In 2012, Les Belles Lettres English was established in order to create an English newsletter and website called Classical Wisdom Weekly. The website launched on 6 November 2012 and is dedicated to promoting and teaching Ancient Greek and Latin literature. The tagline for Classical Wisdom Weekly is "Ancient Wisdom for Modern Minds".

=== Other collections ===

There are also bilingual collections on the history of France, classic medieval texts and classics of English literature (including a bilingual edition of the complete works of Shakespeare) and Chinese Literature.
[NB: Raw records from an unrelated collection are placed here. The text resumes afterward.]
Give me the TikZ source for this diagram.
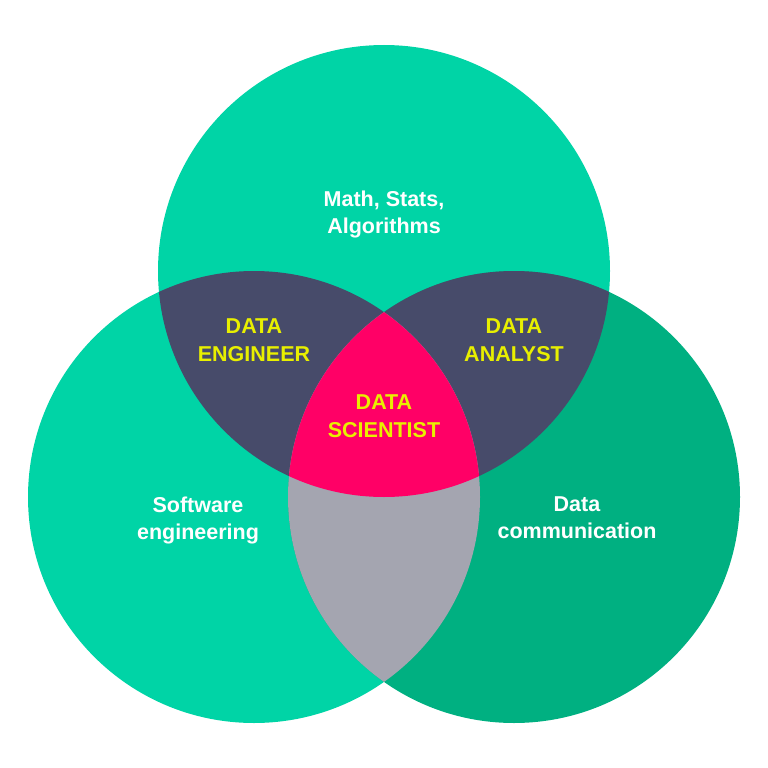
\documentclass[tikz,border=0pt]{standalone}
\usepackage{fontspec}
\setmainfont{Liberation Sans}
\definecolor{mint}{HTML}{00D4A6}
\definecolor{deepmint}{HTML}{00B081}
\definecolor{slate}{HTML}{474B6A}
\definecolor{hotpink}{HTML}{FF0066}
\definecolor{greyish}{HTML}{A4A5B0}
\definecolor{lemon}{HTML}{E8EF00}
\tikzset{
  whitelabel/.style={anchor=north, align=center, inner sep=0pt, text=white,
    font=\fontsize{21.5}{27}\selectfont\bfseries},
  rolelabel/.style={anchor=north, align=center, inner sep=0pt, text=lemon,
    font=\fontsize{21.5}{28}\selectfont\bfseries}
}
\begin{document}
\begin{tikzpicture}[x=1pt,y=-1pt]
\useasboundingbox (0,0) rectangle (768,768);
\def\R{226pt}
\coordinate (ctop) at (384,271);
\coordinate (cleft) at (254,497);
\coordinate (cright) at (514,497);
% circles
\fill[mint] (ctop) circle (\R);
\fill[mint] (cleft) circle (\R);
\fill[deepmint] (cright) circle (\R);
% pairwise intersections
\begin{scope}
  \clip (ctop) circle (\R);
  \fill[slate] (cleft) circle (\R);
  \fill[slate] (cright) circle (\R);
\end{scope}
\begin{scope}
  \clip (cleft) circle (\R);
  \fill[greyish] (cright) circle (\R);
\end{scope}
% triple intersection
\begin{scope}
  \clip (ctop) circle (\R);
  \clip (cleft) circle (\R);
  \fill[hotpink] (cright) circle (\R);
\end{scope}
% labels
\node[whitelabel] (math) at (384,190.5) {Math, Stats,\\Algorithms};
\node[whitelabel] (soft) at (198,497) {Software\\engineering};
\node[whitelabel] (comm) at (577,497) {Data\\communication};
\node[rolelabel] (eng) at (254,319) {DATA\\ENGINEER};
\node[rolelabel] (ana) at (514,319) {DATA\\ANALYST};
\node[rolelabel] (sci) at (384,395) {DATA\\SCIENTIST};
\end{tikzpicture}
\end{document}
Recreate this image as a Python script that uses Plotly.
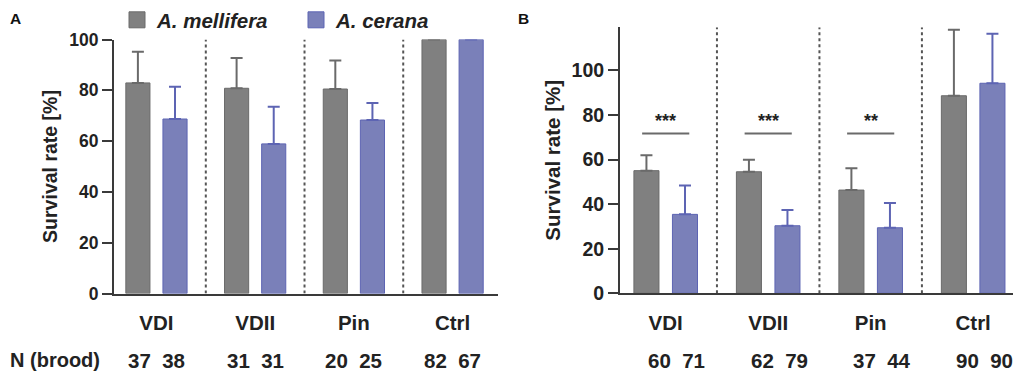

In addition, the company publishes older French authors such as François de Malherbe.

- Confluents psychanalytiques, launched in 1976.
- Realia, headed by Jean-Noël Robert and launched in 1983, includes his Les Plaisirs à Rome.
- Bibliothèque chinoise (漢文法譯書庫), headed by Anne Cheng, Marc Kalinowski and Stephane Feuillas, and launched in 2010.
- Histoire features works by French historians such as Pierre Vidal-Naquet and numerous translations of foreign works.
- Science et Humanisme includes editions and translations of scientific texts of the Renaissance and the Age of Reason, by authors including Galileo, Johannes Kepler, Campanella and Sir Isaac Newton.
- La Roue à livres consists of translations of works by ancient and Renaissance authors, but without the original text.
- L’âne d’or features works from the history of ideas, in particular Immanuel Kant, Giordano Bruno, astronomy, and the history of medicine.
- Classiques du Nord, headed by Régis Boyer, publishes translations of Danish, Swedish, Norwegian and Icelandic literature.
- Guides Belles Lettres des civilisations covers periods and places including pre-Columbian America, Viking Iceland, and Brahmin India.
- Laissez faire, headed by François Guillaumat, and Bibliothèque classique de la liberté, headed by Alain Laurent, publish liberal authors such as Frederic Bastiat, Yves Guyot and Benjamin Constant.

Les Belles Lettres has also published outside its collections bilingual critical editions of the complete works of Giordano Bruno and of Petrarch, and less known writers including Jean-Edern Hallier, Philippe Leotard and Francis Lalanne.